Lips against the thumb knuckles with just a little bit of the gap under the lower lip. Start blowing. Try varying the angle of your breath, the gap between the thumbs and the angle they are bent.

Once learned, you will find you can vary the pitch by making a smaller/larger ball with your hands. You can also do a warble effect by lifting up the fingers of the outside hand.

This whistle can be heard a long way off, esp. if you use the warble effect. I used it as a kid to signal other kids a block+ away. And then later to call my own kids to dinner (and they responded with the whistle).

You can get a much lower pitch using this, easier on the ears of people standing next to you. And lower frequencies travel farther than high ones.

For what it’s worth, my mother has a very loud whistle she does with the tips of her index fingers under her tongue. I’ve asked her on a number of occasions to show me how she does it, and it just plain doesn’t work for me, no matter what I do.

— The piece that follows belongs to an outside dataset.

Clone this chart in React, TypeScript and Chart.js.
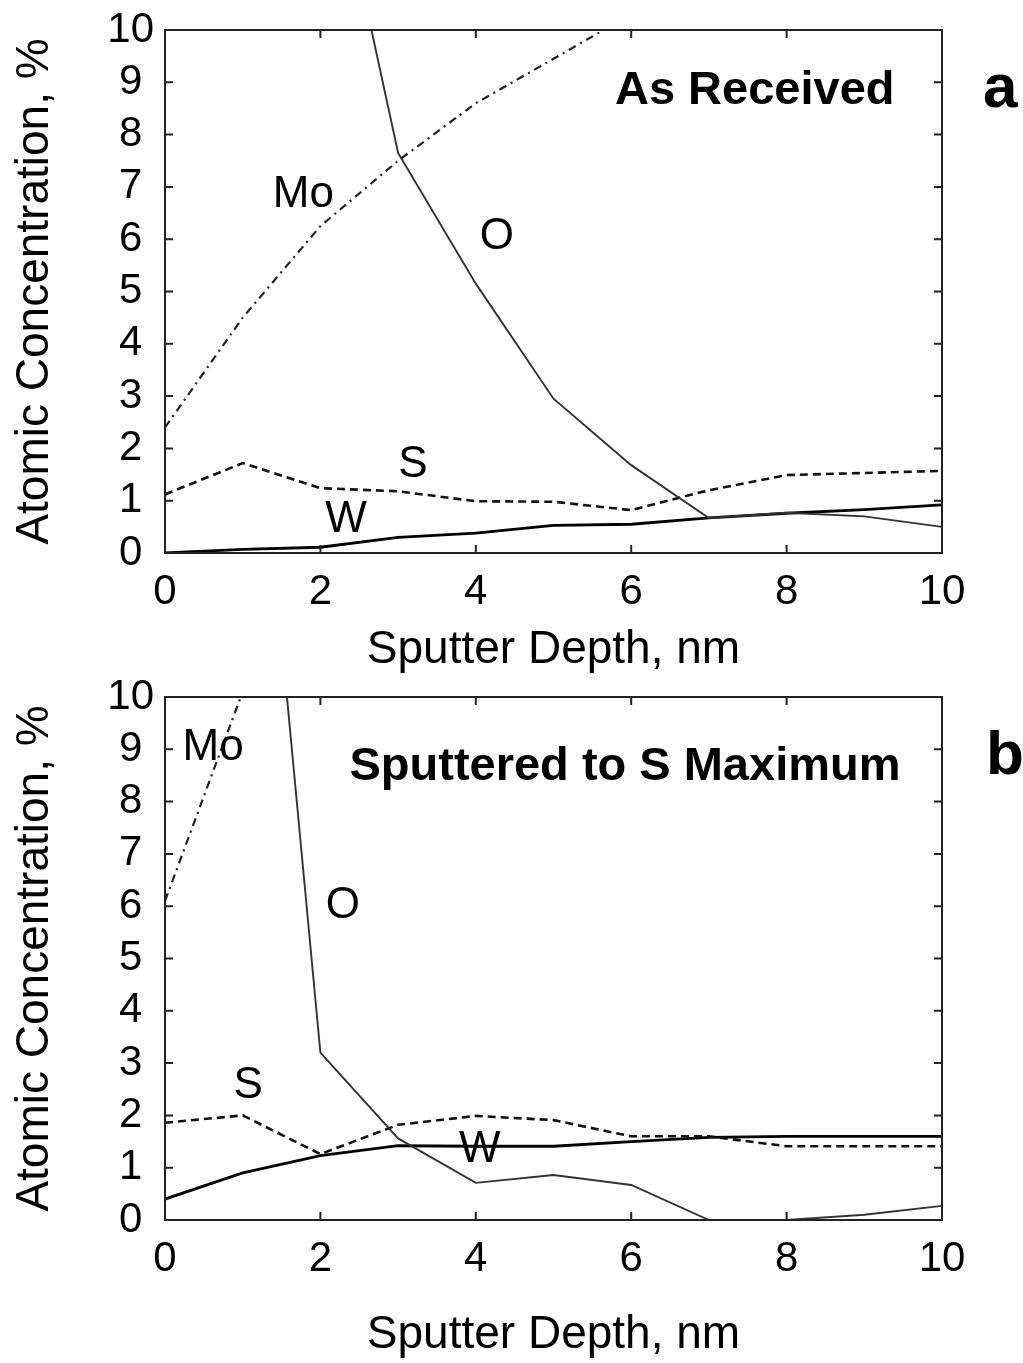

I guess I have to be content with my farting palms.

Practice, practice, practice. I couldn’t whistle loud until I was in my twenties. I saw a friend of mine do it, and figured if she could do it, I could do it. So my whistle was born. Once I did it, I could do it again. It is handy for calling the dogs in from the far parts of the yard.


That one is one that I had forgotten seeing, but now that you’ve mentioned it, that’s how my brothers did it. But they were a lot older than I was. My good brother was 7 years older and my evil brother was 9 years older, so I didn’t get to hang with them very much. Unfortunately, my good brother is dead, and I wouldn’t ask my evil brother the time of day. So, could you explain the nearly 90 degree thumb angle just a bit more? 90 degrees with respect to what plane? Do you mean tilted forward toward the index fingers nearly 90 degrees? Thanks.

Libertarian, the angle is how far you bend the thumb knuckles. So their joints are sticking out some and that’s what you grab hold of with your lips. (Somehow that came out wrong.)